GIVEN ENTRIES:
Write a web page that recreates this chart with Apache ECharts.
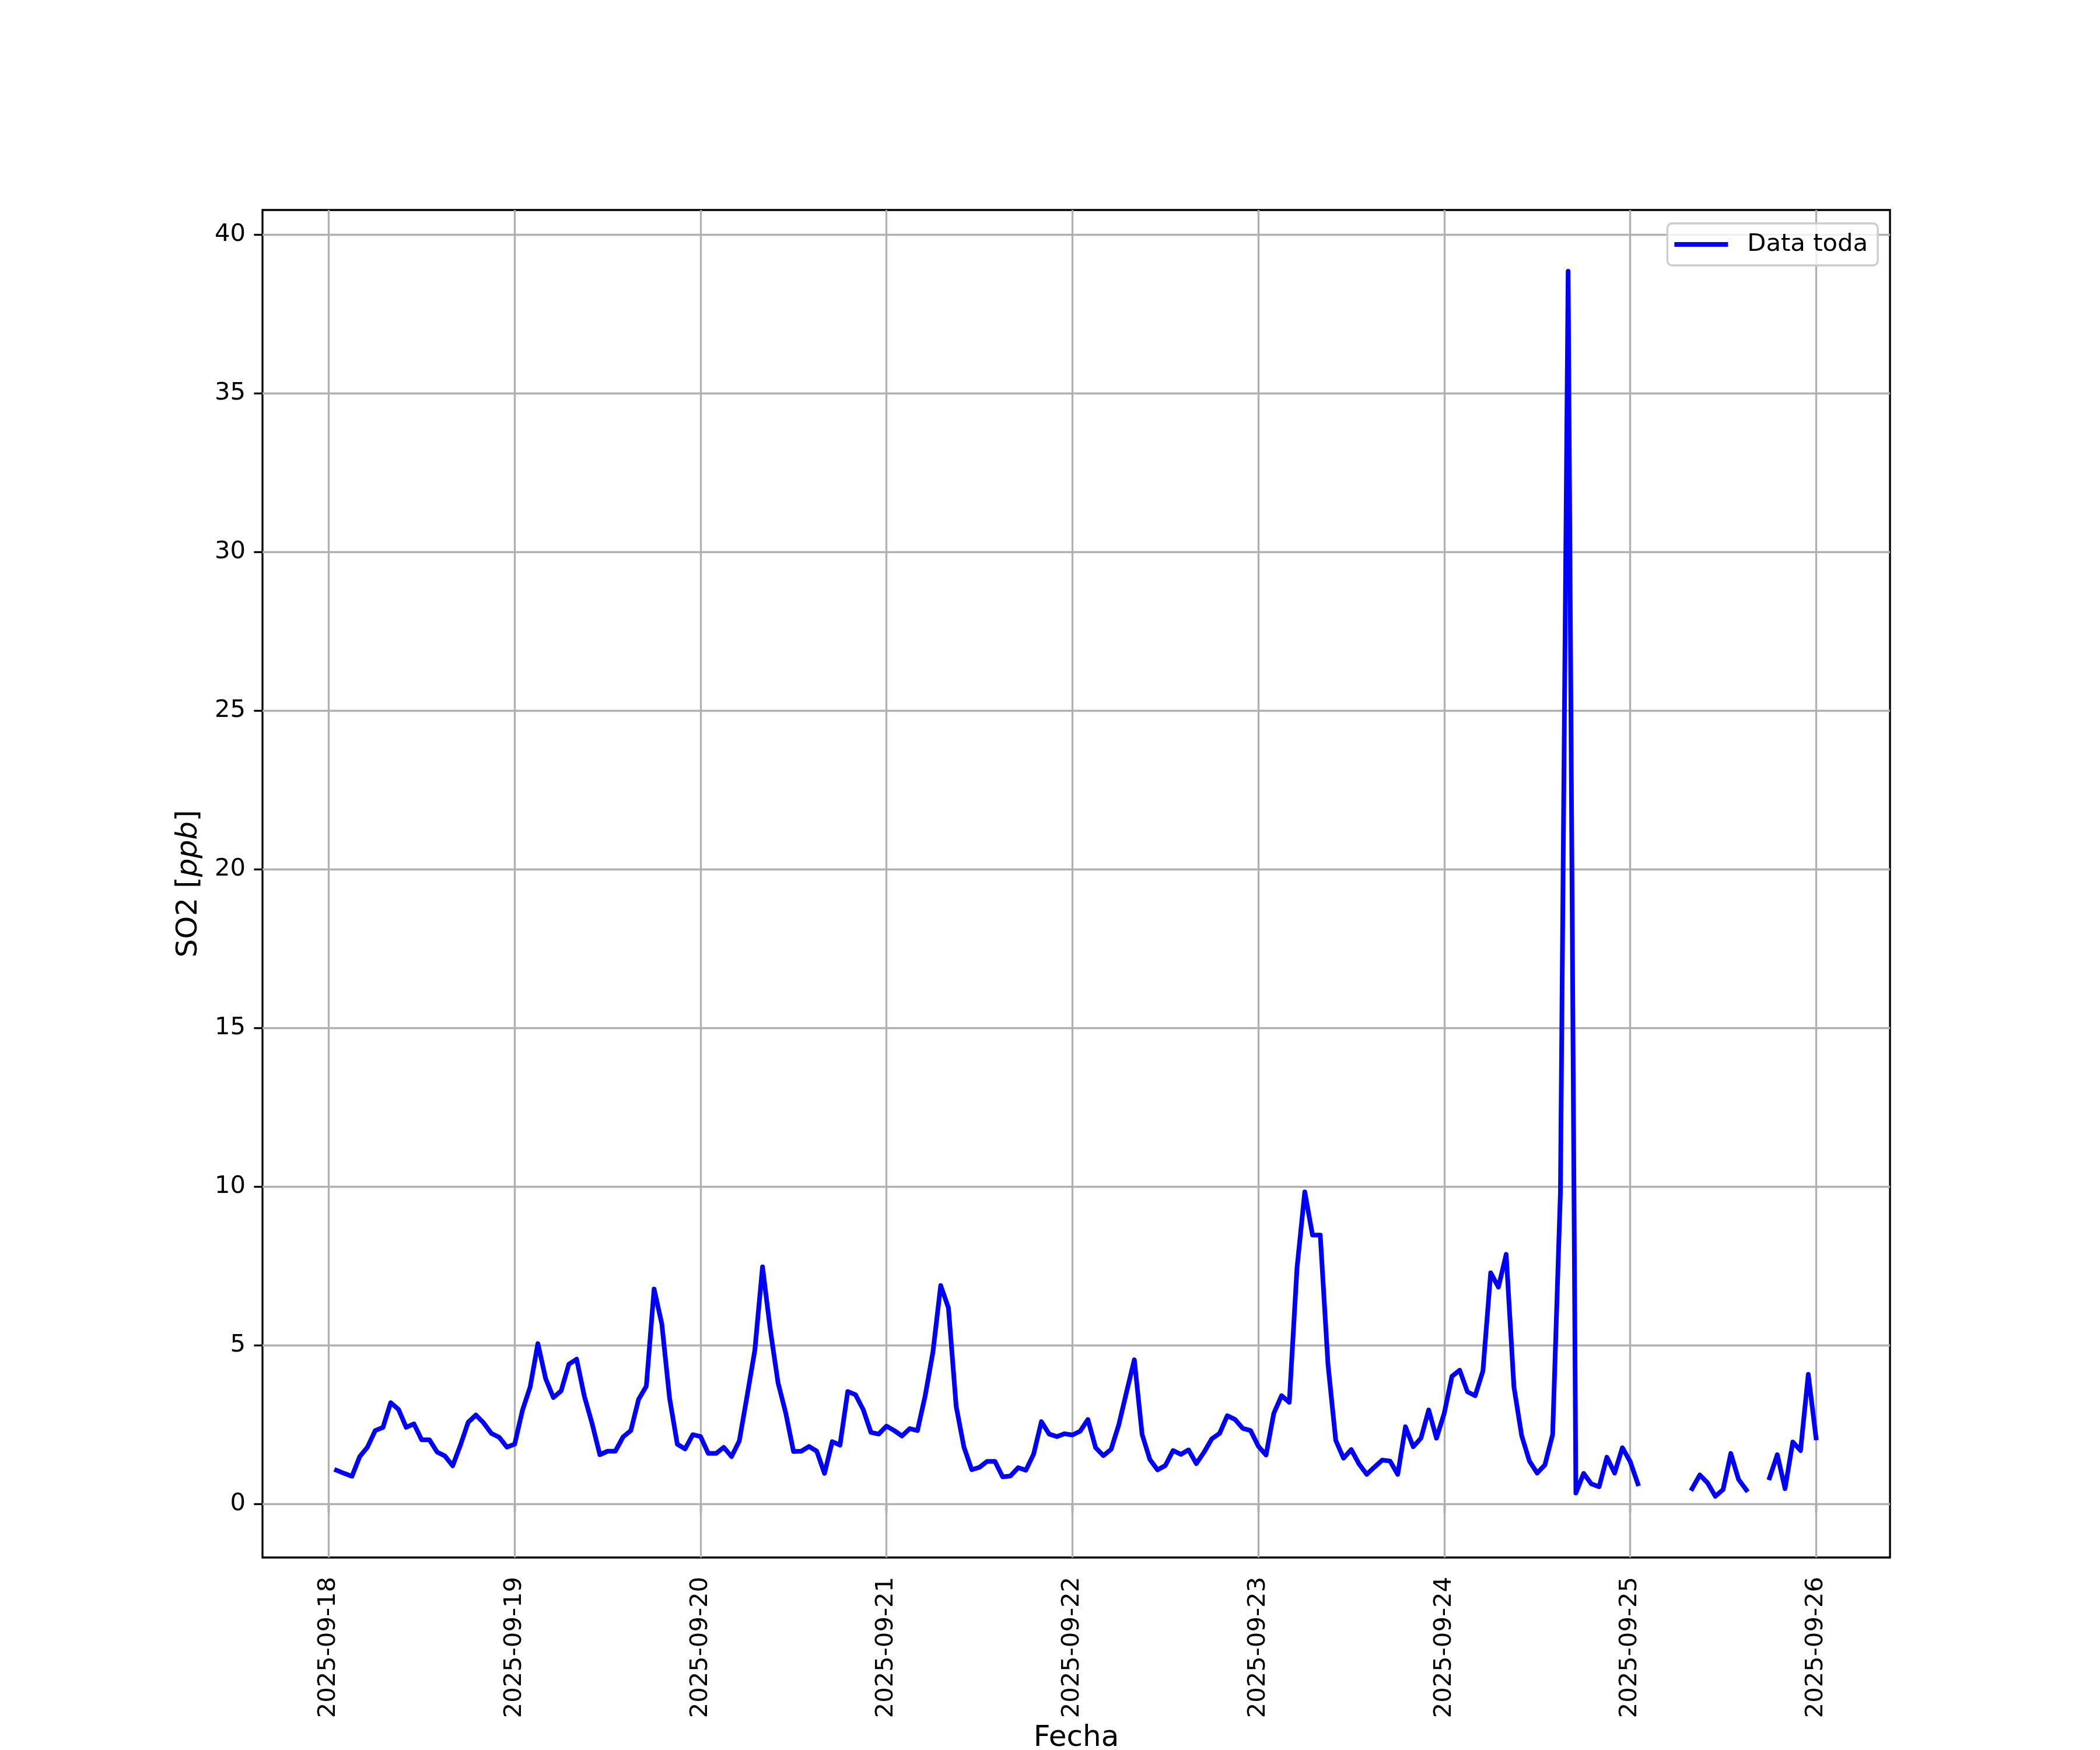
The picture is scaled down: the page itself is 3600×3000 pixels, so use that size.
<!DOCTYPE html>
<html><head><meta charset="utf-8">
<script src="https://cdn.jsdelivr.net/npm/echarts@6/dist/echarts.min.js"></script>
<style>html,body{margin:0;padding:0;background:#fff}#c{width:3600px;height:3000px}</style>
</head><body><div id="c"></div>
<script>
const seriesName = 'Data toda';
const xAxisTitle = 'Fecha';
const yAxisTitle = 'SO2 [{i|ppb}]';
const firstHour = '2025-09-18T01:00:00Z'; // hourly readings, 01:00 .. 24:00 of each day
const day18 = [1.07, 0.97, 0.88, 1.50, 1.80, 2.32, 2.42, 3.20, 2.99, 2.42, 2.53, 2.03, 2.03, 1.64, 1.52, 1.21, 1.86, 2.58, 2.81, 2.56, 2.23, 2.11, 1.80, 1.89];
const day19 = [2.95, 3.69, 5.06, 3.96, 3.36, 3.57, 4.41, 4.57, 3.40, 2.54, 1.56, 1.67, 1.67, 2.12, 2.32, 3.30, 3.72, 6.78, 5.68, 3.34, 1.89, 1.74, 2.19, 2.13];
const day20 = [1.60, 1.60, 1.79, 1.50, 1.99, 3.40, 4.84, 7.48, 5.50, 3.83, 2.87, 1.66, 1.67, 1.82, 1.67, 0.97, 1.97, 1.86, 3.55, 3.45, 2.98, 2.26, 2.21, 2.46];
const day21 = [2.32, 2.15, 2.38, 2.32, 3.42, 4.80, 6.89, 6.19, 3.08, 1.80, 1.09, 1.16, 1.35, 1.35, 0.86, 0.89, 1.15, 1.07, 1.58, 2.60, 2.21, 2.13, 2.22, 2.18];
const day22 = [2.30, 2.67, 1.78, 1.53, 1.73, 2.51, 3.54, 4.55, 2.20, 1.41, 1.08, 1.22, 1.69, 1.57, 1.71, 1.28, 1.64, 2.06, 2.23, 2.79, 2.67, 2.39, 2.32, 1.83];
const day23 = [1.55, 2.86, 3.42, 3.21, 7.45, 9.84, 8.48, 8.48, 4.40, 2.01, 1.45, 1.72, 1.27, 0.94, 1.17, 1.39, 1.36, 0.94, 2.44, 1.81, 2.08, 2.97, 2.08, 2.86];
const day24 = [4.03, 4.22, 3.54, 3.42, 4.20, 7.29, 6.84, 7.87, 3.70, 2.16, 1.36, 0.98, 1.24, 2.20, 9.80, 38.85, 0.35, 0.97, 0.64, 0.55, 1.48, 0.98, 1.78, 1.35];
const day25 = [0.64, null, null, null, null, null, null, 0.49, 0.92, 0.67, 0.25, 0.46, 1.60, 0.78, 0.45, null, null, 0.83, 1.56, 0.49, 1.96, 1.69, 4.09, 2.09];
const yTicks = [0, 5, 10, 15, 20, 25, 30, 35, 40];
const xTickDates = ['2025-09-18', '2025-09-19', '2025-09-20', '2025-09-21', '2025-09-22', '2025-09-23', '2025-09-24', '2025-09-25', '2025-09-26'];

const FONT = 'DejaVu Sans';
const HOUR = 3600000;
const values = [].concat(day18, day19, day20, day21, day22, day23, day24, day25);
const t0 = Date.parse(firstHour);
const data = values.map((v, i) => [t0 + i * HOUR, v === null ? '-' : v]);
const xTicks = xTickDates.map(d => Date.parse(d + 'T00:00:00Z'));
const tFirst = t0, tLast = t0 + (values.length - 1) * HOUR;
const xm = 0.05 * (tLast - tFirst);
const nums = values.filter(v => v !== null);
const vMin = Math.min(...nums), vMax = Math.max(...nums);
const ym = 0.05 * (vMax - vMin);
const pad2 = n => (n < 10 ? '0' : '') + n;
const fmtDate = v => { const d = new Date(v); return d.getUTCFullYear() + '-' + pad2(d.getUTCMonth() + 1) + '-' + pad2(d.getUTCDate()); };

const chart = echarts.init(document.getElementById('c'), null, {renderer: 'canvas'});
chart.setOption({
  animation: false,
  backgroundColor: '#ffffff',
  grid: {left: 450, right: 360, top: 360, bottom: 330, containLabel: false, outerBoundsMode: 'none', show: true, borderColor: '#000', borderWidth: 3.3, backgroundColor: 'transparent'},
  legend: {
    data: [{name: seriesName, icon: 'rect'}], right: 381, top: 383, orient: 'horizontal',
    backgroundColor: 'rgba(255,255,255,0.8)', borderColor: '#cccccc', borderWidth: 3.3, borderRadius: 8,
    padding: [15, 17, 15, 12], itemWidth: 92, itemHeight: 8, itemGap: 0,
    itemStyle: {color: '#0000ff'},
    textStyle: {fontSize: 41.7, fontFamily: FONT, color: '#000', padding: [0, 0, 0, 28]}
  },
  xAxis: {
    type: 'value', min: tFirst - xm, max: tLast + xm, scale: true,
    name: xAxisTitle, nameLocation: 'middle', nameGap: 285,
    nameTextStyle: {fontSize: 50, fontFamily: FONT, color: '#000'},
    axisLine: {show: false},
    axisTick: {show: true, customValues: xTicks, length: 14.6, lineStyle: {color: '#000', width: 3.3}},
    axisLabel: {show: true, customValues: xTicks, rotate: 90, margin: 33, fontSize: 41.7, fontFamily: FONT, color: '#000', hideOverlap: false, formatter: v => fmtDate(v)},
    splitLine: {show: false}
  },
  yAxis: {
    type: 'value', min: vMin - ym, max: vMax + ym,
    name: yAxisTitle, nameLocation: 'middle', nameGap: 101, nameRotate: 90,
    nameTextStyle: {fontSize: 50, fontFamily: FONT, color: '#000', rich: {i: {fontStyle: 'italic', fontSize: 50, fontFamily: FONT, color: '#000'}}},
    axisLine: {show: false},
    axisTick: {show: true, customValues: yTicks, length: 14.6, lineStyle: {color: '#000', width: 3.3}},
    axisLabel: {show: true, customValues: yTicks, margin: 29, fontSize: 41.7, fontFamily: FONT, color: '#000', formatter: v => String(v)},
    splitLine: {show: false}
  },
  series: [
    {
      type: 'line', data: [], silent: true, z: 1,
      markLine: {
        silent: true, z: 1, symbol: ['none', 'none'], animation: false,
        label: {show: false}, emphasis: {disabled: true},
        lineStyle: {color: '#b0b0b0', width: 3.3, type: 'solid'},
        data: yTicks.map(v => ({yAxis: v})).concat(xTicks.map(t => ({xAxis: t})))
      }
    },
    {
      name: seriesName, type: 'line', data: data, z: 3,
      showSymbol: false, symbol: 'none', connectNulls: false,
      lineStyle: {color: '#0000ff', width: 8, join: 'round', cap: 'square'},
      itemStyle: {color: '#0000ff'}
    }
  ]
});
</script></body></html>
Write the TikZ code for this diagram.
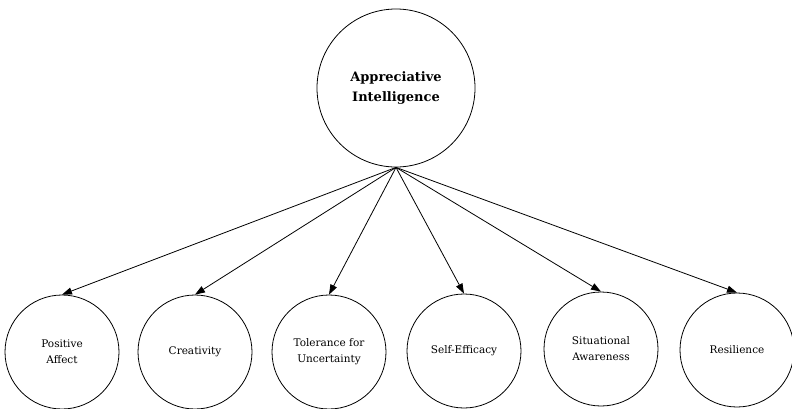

BRIEF: Check each line of the records for the word "Write" and extract those that contain it.

REPLY:
Write a web page that recreates this chart with Apache ECharts.
Write the TikZ code for this diagram.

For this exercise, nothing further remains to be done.